There are no cornbread heresies
Fred Nelson and Ed McClanahan once published an anthology called One Lord, One Faith, One Cornbread, the title coming from a woman who would chant that phrase while walking the hills of Appalachia.
But even in the South there is enough multiculturalism that we know there to be more than one cornbread. My older sister, Georgia, recently found and sent to me my grandmother’s recipe for corn pone, a denser, sweeter variant of her cornbread baked in a bundt pan.
I’d like to share it with you, with cautions.
It is the kind of recipe that women of my grandmother’s generation wrote down: a bare-bones list of ingredients and sketchy instructions that assume you already know how to do this. Any of you skilled in baking who might like to flesh out the instructions are welcome to comment.
If you try it, eat slices warm, with lots of butter.
Clara Rhodes Early’s corn pone
2 cups corn meal
1 cup flour
1 cup sugar
2 tablespoons baking powder
1 teaspoon salt
Sift together and add 1 egg
1 pint sweet milk*
Melt two tablespoons lard** in baking pan and pour in mixture
When blended pour into baking pan and bake for 1 hour in moderate oven.
*I think this means whole milk rather than buttermilk or sweetened condensed milk.
**Get over it.







Comments
At first I thought, "just a basic cornbread recipe" then I searched the Internet to confirm. I didn't find any recipes that matched the others! Some had half as much cornmeal as flour, some had 2 eggs, one had SIX!, some had just one cup of milk, and one said to use one cup of milk in the mix and then pour another one over the top before putting it in the oven! I guess the secret is trial and error until you find one that suits you.
Posted by: Karla Marsh | November 13, 2011 4:10 PM
Sounds like the recipe on the package of "Indian Head" Corn meal
(still a local co http://www.wrmills.com/products/consumer-products/)
But with any mention of cornbread...
http://www.youtube.com/watch?v=zZI0zO2TS1Y
Posted by: MrRational | November 13, 2011 6:51 PM
I'm not an expert baker, but I make halfway decent cornbread.
Here's what I'd do.

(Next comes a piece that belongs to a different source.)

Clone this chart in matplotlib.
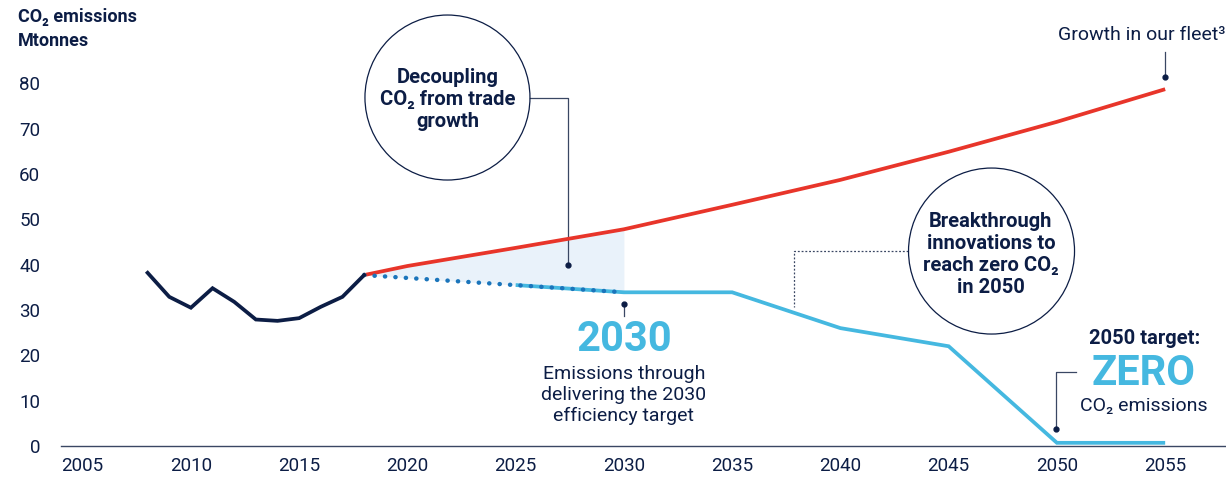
import matplotlib
matplotlib.use("Agg")
import matplotlib.pyplot as plt
from matplotlib.patches import Ellipse
import numpy as np

plt.rcParams['font.family'] = ['Roboto', 'DejaVu Sans']

NAVY = '#0c1d45'
RED = '#e8352a'
LIGHT_BLUE = '#45b8e0'
DOT_BLUE = '#1b75bb'
FILL = '#e9f2fa'
LINE_GREY = '#3a4763'

# historical emissions
hist_years = [2008, 2009, 2010, 2011, 2012, 2013, 2014, 2015, 2016, 2017, 2018]
hist_values = [38.2, 32.9, 30.5, 34.8, 31.8, 27.9, 27.6, 28.2, 30.7, 32.9, 37.7]

# growth in our fleet
fleet_years = [2018, 2020, 2025, 2030, 2035, 2040, 2045, 2050, 2055]
fleet_values = [37.7, 39.7, 43.7, 47.8, 53.2, 58.7, 64.9, 71.5, 78.7]

# efficiency target path to 2030 (dotted)
eff_years = [2018, 2030]
eff_values = [37.7, 33.9]

# path to zero
zero_years = [2025, 2030, 2035, 2040, 2045, 2050, 2055]
zero_values = [35.5, 33.9, 33.9, 26.0, 22.0, 0.7, 0.7]

x_ticks = [2005, 2010, 2015, 2020, 2025, 2030, 2035, 2040, 2045, 2050, 2055]
y_ticks = [0, 10, 20, 30, 40, 50, 60, 70, 80]

fig = plt.figure(figsize=(12.26, 4.79), dpi=100)
ax = fig.add_axes([61 / 1226, 33 / 479, 1165 / 1226, 446 / 479])
ax.set_xlim(2004.0, 2057.81)
ax.set_ylim(0, 98.37)

for s in ['top', 'right', 'left']:
    ax.spines[s].set_visible(False)
ax.spines['bottom'].set_color(LINE_GREY)
ax.spines['bottom'].set_linewidth(1.0)
ax.set_xticks(x_ticks)
ax.set_yticks(y_ticks)
ax.tick_params(axis='both', length=0, labelsize=13.5, colors=NAVY)
ax.tick_params(axis='x', pad=8)
ax.tick_params(axis='y', pad=15)

# shaded decoupling area
shade_years = [y for y in fleet_years if y <= 2030]
shade_top = [v for y, v in zip(fleet_years, fleet_values) if y <= 2030]
shade_bottom = np.interp(shade_years, eff_years, eff_values)
ax.fill_between(shade_years, shade_bottom, shade_top, color=FILL, lw=0, zorder=1)

ax.plot(fleet_years, fleet_values, color=RED, lw=2.7, zorder=3, solid_capstyle='butt')
ax.plot(zero_years, zero_values, color=LIGHT_BLUE, lw=2.7, zorder=2, clip_on=False,
        solid_joinstyle='miter', solid_capstyle='butt')
ax.plot(eff_years, eff_values, color=DOT_BLUE, lw=3.2, linestyle=(0, (0.05, 2.3)),
        dash_capstyle='round', zorder=4)
ax.plot(hist_years, hist_values, color=NAVY, lw=2.7, zorder=5, solid_joinstyle='miter')

# circle 1: decoupling
ax.add_patch(Ellipse((2021.85, 76.86), 165 / 21.65, 165 / 4.534, fill=False,
                     ec=NAVY, lw=0.9, zorder=6))
ax.text(2021.85, 76.5, 'Decoupling\nCO\u2082 from trade\ngrowth', ha='center', va='center',
        fontsize=14.5, fontweight='bold', color=NAVY, linespacing=1.2)
ax.plot([2025.67, 2027.4, 2027.4], [76.8, 76.8, 39.85], color=LINE_GREY, lw=0.9)
ax.plot([2027.4], [39.85], 'o', color=NAVY, ms=3.5)

# circle 2: breakthrough
ax.add_patch(Ellipse((2046.98, 43.0), 166 / 21.65, 166 / 4.534, fill=False,
                     ec=NAVY, lw=0.9, zorder=6))
ax.text(2046.95, 42.2, 'Breakthrough\ninnovations to\nreach zero CO\u2082\nin 2050',
        ha='center', va='center', fontsize=14.5, fontweight='bold', color=NAVY,
        linespacing=1.2)
ax.plot([2043.12, 2037.85, 2037.85], [43.0, 43.0, 30.7], color=LINE_GREY, lw=0.9,
        linestyle=(0, (1.5, 1.5)))

# 2030 annotation
ax.plot([2030.0, 2030.0], [31.3, 28.6], color=LINE_GREY, lw=0.9)
ax.plot([2030.0], [31.3], 'o', color=NAVY, ms=3.5)
ax.text(2030.0, 23.4, '2030', ha='center', va='center', fontsize=30, fontweight='bold',
        color=LIGHT_BLUE)
ax.text(2030.0, 11.25, 'Emissions through\ndelivering the 2030\nefficiency target',
        ha='center', va='center', fontsize=14, color=NAVY, linespacing=1.22)

# growth in fleet
ax.text(2057.77, 90.6, 'Growth in our fleet\u00b3', ha='right', va='center', fontsize=14,
        color=NAVY)
ax.plot([2055.0, 2055.0], [86.9, 81.4], color=LINE_GREY, lw=0.9)
ax.plot([2055.0], [81.4], 'o', color=NAVY, ms=3.5)

# 2050 target
ax.text(2054.03, 23.8, '2050 target:', ha='center', va='center', fontsize=14.5,
        fontweight='bold', color=NAVY)
ax.text(2054.0, 16.0, 'ZERO', ha='center', va='center', fontsize=30, fontweight='bold',
        color=LIGHT_BLUE)
ax.text(2054.0, 8.8, 'CO\u2082 emissions', ha='center', va='center', fontsize=14,
        color=NAVY)
ax.plot([2050.88, 2049.96, 2049.96], [16.3, 16.3, 3.75], color=LINE_GREY, lw=0.9)
ax.plot([2049.96], [3.75], 'o', color=NAVY, ms=3.5)

fig.text(18 / 1226, 1 - 8 / 479, 'CO\u2082 emissions\nMtonnes', ha='left', va='top',
         fontsize=13, fontweight='bold', color=NAVY, linespacing=1.45)

fig.savefig('out.png', dpi=100)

Lightly grease a baking pan so the cornpone doesn't stick
Sift together dry ingredients.If using lard or Crisco, heat just until melting. *If using veg. oil, add about 1/8 to 1/4 cup oil to dry ingredients and stir. Add **sweet milk. Add eggs last, especially if using melted lard or shortening. You don't want the eggs to cook. Mix to blend ingredients but don't over mix. Pour into pan and bake at 350 until done.
*My suggestion so the dough isn't real dry.
**(you're right John. There was a difference between Sweet milk and buttermilk or clabber)
Posted by: Afi Scruggs | November 13, 2011 6:54 PM
Left unaddressed is the BIG question: yellow or white cornmeal?
Posted by: Dahlink | November 14, 2011 6:44 AM
The explicit reference to sweet milk is because the recipe includes baking powder, not baking soda. Baking powder is a leavener that requires only moisture and heat. Many traditional recipes use only baking soda for the base and buttermilk for the acid in order to get the leavening effect. Hence the clarification.
Melting the fat in the pan before pouring in the batter is supposed to create a crispy crust. One recipe I have suggests using a cast-iron frying pan and that the fat should be hot enough that when you pour the batter in that it sizzles.
As you say, there are approximately as many ways to make cornbread as there are cooks.
Posted by: mike | November 14, 2011 10:21 AM
@Mike, Obviously you and I make cornbread in a similar manner. But I oil the pan and place it in the oven while it's heating. When the temperature is reached, I remove the pan and pour in the batter. So I use oil in both the batter and on the pan.
I was thrown off, though, by John saying his grandmother made the cornpone in a bundt cake pan. That's why I'm thinking of trying his grandmother's recipe.